My older daughter thought she wanted to go to a small private school so we visited a handful. She quickly realized it wasn’t what she wanted for various reasons. Then she thought she wanted to be in a big city, and some visits changed that. She knew she didn’t want to be too far from home, and she ultimately landed in a state university, about 2 hours from home, near but not in a small city with a lot of good restaurants, shops, attractions, etc., and a really good vibe. She is thriving there, is super involved in a bunch of different activities and has made some great friends, while many of her friends from high school transferred to schools very close to home after their freshman year, or even after their first semester last year.
Daughter number 2 is in the process of starting to look at colleges. We’re doing the same process, just driving/walking around some campuses, setting up some formal tours, etc. She also wants to tour some schools farther from home, which my older daughter didn’t really want to do, so we’ll be setting up some tours for some of the schools she wants to see.

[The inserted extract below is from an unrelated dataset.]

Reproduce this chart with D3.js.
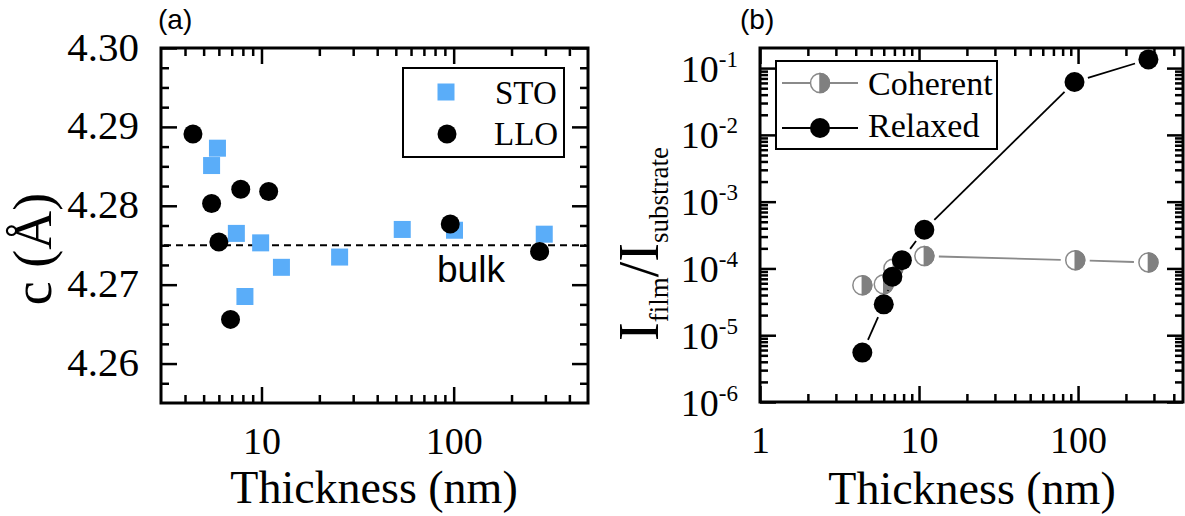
<!DOCTYPE html>
<html><head><meta charset="utf-8">
<script src="https://cdn.jsdelivr.net/npm/d3@7"></script>
<style>body{margin:0;background:#fff}</style>
</head><body><svg id="chart" width="1185" height="516"></svg>
<script>
// ---------- data ----------
const stoThickness = [5.5, 5.9, 7.4, 9.9, 12.7, 8.2, 25.5, 54, 101, 296];
const stoC         = [4.2851, 4.2873, 4.2765, 4.2753, 4.2722, 4.2685, 4.2735, 4.2770, 4.2769, 4.2764];
const lloThickness = [4.4, 5.5, 6.0, 6.9, 7.8, 10.9, 96, 280];
const lloC         = [4.2891, 4.2803, 4.2754, 4.2656, 4.2821, 4.2818, 4.2777, 4.2742];
const bulkC = 4.275;
const cTickLabels = [4.26, 4.27, 4.28, 4.29, 4.30];
const thicknessTicksA = [10, 100];

const relaxedThickness  = [4.4, 6.0, 6.8, 7.8, 10.8, 95, 277];
const relaxedRatio      = [5.5e-6, 2.9e-5, 7.5e-5, 1.33e-4, 3.8e-4, 6.2e-2, 1.35e-1];
const coherentThickness = [4.4, 6.0, 6.9, 10.8, 96, 277];
const coherentRatio     = [5.6e-5, 5.8e-5, 1.0e-4, 1.53e-4, 1.33e-4, 1.23e-4];
const ratioTickExps = [-6, -5, -4, -3, -2, -1];
const thicknessTicksB = [1, 10, 100];

// ---------- helpers ----------
const svg = d3.select("#chart");
const SERIF = "'Liberation Serif','Times New Roman',serif";
const SANS = "'Liberation Sans',Arial,sans-serif";
const STO_COLOR = "#5aadf9";

function tickSide(g, scale, orient, pos, values, size) {
  const gen = {bottom: d3.axisBottom, top: d3.axisTop, left: d3.axisLeft, right: d3.axisRight}[orient];
  const ax = gen(scale).tickValues(values).tickSizeInner(-size).tickSizeOuter(0).tickFormat("");
  const horiz = orient === "bottom" || orient === "top";
  const gg = g.append("g").attr("transform", horiz ? `translate(0,${pos})` : `translate(${pos},0)`).call(ax);
  gg.select(".domain").remove();
  gg.selectAll(".tick line").attr("stroke", "#000").attr("stroke-width", 2.5);
  gg.selectAll(".tick text").remove();
}

function logMinors(lo, hi) {
  const out = [];
  for (let e = Math.floor(Math.log10(lo)) - 1; e <= Math.ceil(Math.log10(hi)); e++) {
    for (let k = 2; k <= 9; k++) {
      const v = k * Math.pow(10, e);
      if (v > lo * 1.0001 && v < hi * 0.9999) out.push(v);
    }
  }
  return out;
}

function gappedSegments(g, pts, r, gap, color, width) {
  for (let i = 0; i < pts.length - 1; i++) {
    const [x1, y1] = pts[i], [x2, y2] = pts[i + 1];
    const dx = x2 - x1, dy = y2 - y1, L = Math.hypot(dx, dy);
    const cut = r + gap;
    if (L <= 2 * cut) continue;
    const ux = dx / L, uy = dy / L;
    g.append("line")
      .attr("x1", x1 + ux * cut).attr("y1", y1 + uy * cut)
      .attr("x2", x2 - ux * cut).attr("y2", y2 - uy * cut)
      .attr("stroke", color).attr("stroke-width", width);
  }
}

function halfCircle(g, cx, cy, r) {
  g.append("circle").attr("cx", cx).attr("cy", cy).attr("r", r)
    .attr("fill", "#fff").attr("stroke", "#8a8a8a").attr("stroke-width", 1.5);
  g.append("path")
    .attr("d", `M${cx},${cy - r} A${r},${r} 0 0 1 ${cx},${cy + r} Z`)
    .attr("fill", "#808080").attr("stroke", "#808080").attr("stroke-width", 1.5);
}

// ================= Panel (a) =================
const A = {l: 161, r: 588, t: 48, b: 403};
const xa = d3.scaleLog().domain([3, 500]).range([A.l, A.r]);
const ya = d3.scaleLinear().domain([4.255, 4.30]).range([A.b, A.t]);
const ga = svg.append("g");

const cMinor = d3.range(4.2575, 4.3, 0.0025).filter(v => Math.abs(v * 100 - Math.round(v * 100)) > 1e-6);
const xaMinor = logMinors(3, 500);
["bottom", "top"].forEach(o => {
  const p = o === "bottom" ? A.b : A.t;
  tickSide(ga, xa, o, p, thicknessTicksA, 16);
  tickSide(ga, xa, o, p, xaMinor, 8);
});
["left", "right"].forEach(o => {
  const p = o === "left" ? A.l : A.r;
  tickSide(ga, ya, o, p, cTickLabels, 16);
  tickSide(ga, ya, o, p, cMinor, 8);
});
ga.append("rect").attr("x", A.l).attr("y", A.t).attr("width", A.r - A.l).attr("height", A.b - A.t)
  .attr("fill", "none").attr("stroke", "#000").attr("stroke-width", 3);

// tick labels
const axA = ga.append("g").attr("transform", `translate(0,${A.b})`)
  .call(d3.axisBottom(xa).tickValues(thicknessTicksA).tickSize(0).tickFormat(d3.format("d")));
axA.select(".domain").remove();
axA.selectAll("text").attr("y", 51).attr("dy", 0).attr("font-family", SERIF).attr("font-size", 38).attr("fill", "#000");
const ayA = ga.append("g").attr("transform", `translate(${A.l},0)`)
  .call(d3.axisLeft(ya).tickValues(cTickLabels).tickSize(0).tickFormat(d3.format(".2f")));
ayA.select(".domain").remove();
ayA.selectAll("text").attr("x", -22).attr("y", 12).attr("dy", 0).attr("font-family", SERIF).attr("font-size", 41).attr("fill", "#000");

// bulk line
ga.append("line").attr("x1", A.l + 3).attr("x2", A.r - 2).attr("y1", ya(bulkC)).attr("y2", ya(bulkC))
  .attr("stroke", "#000").attr("stroke-width", 2).attr("stroke-dasharray", "7,5");
ga.append("text").attr("x", 437).attr("y", 282).attr("font-family", SANS).attr("font-size", 37).text("bulk");

// data
const sq = 17;
ga.selectAll("rect.sto").data(stoThickness.map((t, i) => [t, stoC[i]])).join("rect")
  .attr("class", "sto").attr("x", d => xa(d[0]) - sq / 2).attr("y", d => ya(d[1]) - sq / 2)
  .attr("width", sq).attr("height", sq).attr("fill", STO_COLOR);
ga.selectAll("circle.llo").data(lloThickness.map((t, i) => [t, lloC[i]])).join("circle")
  .attr("class", "llo").attr("cx", d => xa(d[0])).attr("cy", d => ya(d[1])).attr("r", 9.5).attr("fill", "#000");

// legend
ga.append("rect").attr("x", 403).attr("y", 68).attr("width", 161).attr("height", 89)
  .attr("fill", "#fff").attr("stroke", "#000").attr("stroke-width", 2);
ga.append("rect").attr("x", 446 - sq / 2).attr("y", 92 - sq / 2).attr("width", sq).attr("height", sq).attr("fill", STO_COLOR);
ga.append("circle").attr("cx", 447).attr("cy", 134).attr("r", 9.5).attr("fill", "#000");
ga.append("text").attr("x", 495).attr("y", 104).attr("font-family", SERIF).attr("font-size", 33).text("STO");
ga.append("text").attr("x", 494).attr("y", 145).attr("font-family", SERIF).attr("font-size", 33).text("LLO");

// titles
ga.append("text").attr("x", 374).attr("y", 503).attr("text-anchor", "middle")
  .attr("font-family", SERIF).attr("font-size", 46).text("Thickness (nm)");
ga.append("text").attr("transform", "translate(51,249) rotate(-90)").attr("text-anchor", "middle")
  .attr("font-family", SERIF).attr("font-size", 54).text("c (Å)");
ga.append("text").attr("x", 158).attr("y", 29).attr("font-family", SANS).attr("font-size", 28).text("(a)");

// ================= Panel (b) =================
const B = {l: 760, r: 1183, t: 48, b: 402};
const xb = d3.scaleLog().domain([1, 457]).range([B.l, B.r]);
const yb = d3.scaleLog().domain([1e-6, 0.2]).range([B.b, B.t]);
const gb = svg.append("g");
const ratioTicks = ratioTickExps.map(e => Math.pow(10, e));

["bottom", "top"].forEach(o => {
  const p = o === "bottom" ? B.b : B.t;
  tickSide(gb, xb, o, p, thicknessTicksB, 16);
  tickSide(gb, xb, o, p, logMinors(1, 457), 8);
});
["left", "right"].forEach(o => {
  const p = o === "left" ? B.l : B.r;
  tickSide(gb, yb, o, p, ratioTicks, 16);
  tickSide(gb, yb, o, p, logMinors(1e-6, 0.2), 8);
});
gb.append("rect").attr("x", B.l).attr("y", B.t).attr("width", B.r - B.l).attr("height", B.b - B.t)
  .attr("fill", "none").attr("stroke", "#000").attr("stroke-width", 3);

const axB = gb.append("g").attr("transform", `translate(0,${B.b})`)
  .call(d3.axisBottom(xb).tickValues(thicknessTicksB).tickSize(0).tickFormat(d3.format("d")));
axB.select(".domain").remove();
axB.selectAll("text").attr("y", 51).attr("dy", 0).attr("font-family", SERIF).attr("font-size", 38).attr("fill", "#000");
const ayB = gb.append("g").attr("transform", `translate(${B.l},0)`)
  .call(d3.axisLeft(yb).tickValues(ratioTicks).tickSize(0).tickFormat(""));
ayB.select(".domain").remove();
ayB.selectAll(".tick text").attr("x", -22).attr("y", 13).attr("dy", 0)
  .attr("font-family", SERIF).attr("font-size", 38).attr("fill", "#000")
  .each(function(d) {
    const t = d3.select(this);
    t.text(null);
    t.append("tspan").text("10");
    t.append("tspan").attr("dy", -15).attr("font-size", 23).text(String(Math.round(Math.log10(d))));
  });

// series
const cohPts = coherentThickness.map((t, i) => [xb(t), yb(coherentRatio[i])]);
const relPts = relaxedThickness.map((t, i) => [xb(t), yb(relaxedRatio[i])]);
gappedSegments(gb, cohPts, 9.5, 5, "#8a8a8a", 1.8);
cohPts.forEach(p => halfCircle(gb, p[0], p[1], 9.5));
gappedSegments(gb, relPts, 10, 4, "#000", 1.8);
gb.selectAll("circle.rel").data(relPts).join("circle").attr("class", "rel")
  .attr("cx", d => d[0]).attr("cy", d => d[1]).attr("r", 10).attr("fill", "#000");

// legend
gb.append("rect").attr("x", 776).attr("y", 61).attr("width", 221).attr("height", 88)
  .attr("fill", "#fff").attr("stroke", "#000").attr("stroke-width", 2);
gb.append("line").attr("x1", 782).attr("x2", 858).attr("y1", 83).attr("y2", 83).attr("stroke", "#8a8a8a").attr("stroke-width", 1.8);
halfCircle(gb, 820, 83, 9.5);
gb.append("line").attr("x1", 782).attr("x2", 858).attr("y1", 128).attr("y2", 128).attr("stroke", "#000").attr("stroke-width", 1.8);
gb.append("circle").attr("cx", 820).attr("cy", 128).attr("r", 10).attr("fill", "#000");
gb.append("text").attr("x", 868).attr("y", 95).attr("font-family", SERIF).attr("font-size", 34).text("Coherent");
gb.append("text").attr("x", 868).attr("y", 137).attr("font-family", SERIF).attr("font-size", 34).text("Relaxed");

// titles
gb.append("text").attr("x", 972).attr("y", 504).attr("text-anchor", "middle")
  .attr("font-family", SERIF).attr("font-size", 46).text("Thickness (nm)");
const yt = gb.append("text").attr("transform", "translate(658,244) rotate(-90)").attr("text-anchor", "middle")
  .attr("font-family", SERIF).attr("font-size", 56);
yt.append("tspan").text("I");
yt.append("tspan").attr("font-size", 27).attr("dy", 10).text("film");
yt.append("tspan").attr("dy", -10).text("/I");
yt.append("tspan").attr("font-size", 27).attr("dy", 10).text("substrate");
gb.append("text").attr("x", 740).attr("y", 29).attr("font-family", SANS).attr("font-size", 28).text("(b)");
</script>
</body></html>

One thing that seems strange to me is starting the process for an 8th grader. My kids had absolutely no idea what they would want out of a college at that age, what they wanted to study, whether they wanted to be near or close to home, whether they’d try to play college sports, etc. It just seemed too far in the future to even enter their consciousness. I know some kids are more focused at an earlier age and already know what they want by then, but that definitely wasn’t the case with my kids. Maybe your daughter is one of those driven kids, or maybe the coaches are just convincing her she needs to be. If it’s the former that’s great. If it’s the latter, be really careful that they aren’t pushed so hard at this stage that they go off the rails. Let her be an 8th grader if that’s what she wants to be.
I’ll qualify all of the above with the caveat that everyone’s experience in this process is different, and the above advice may be worth exactly what you paid for it.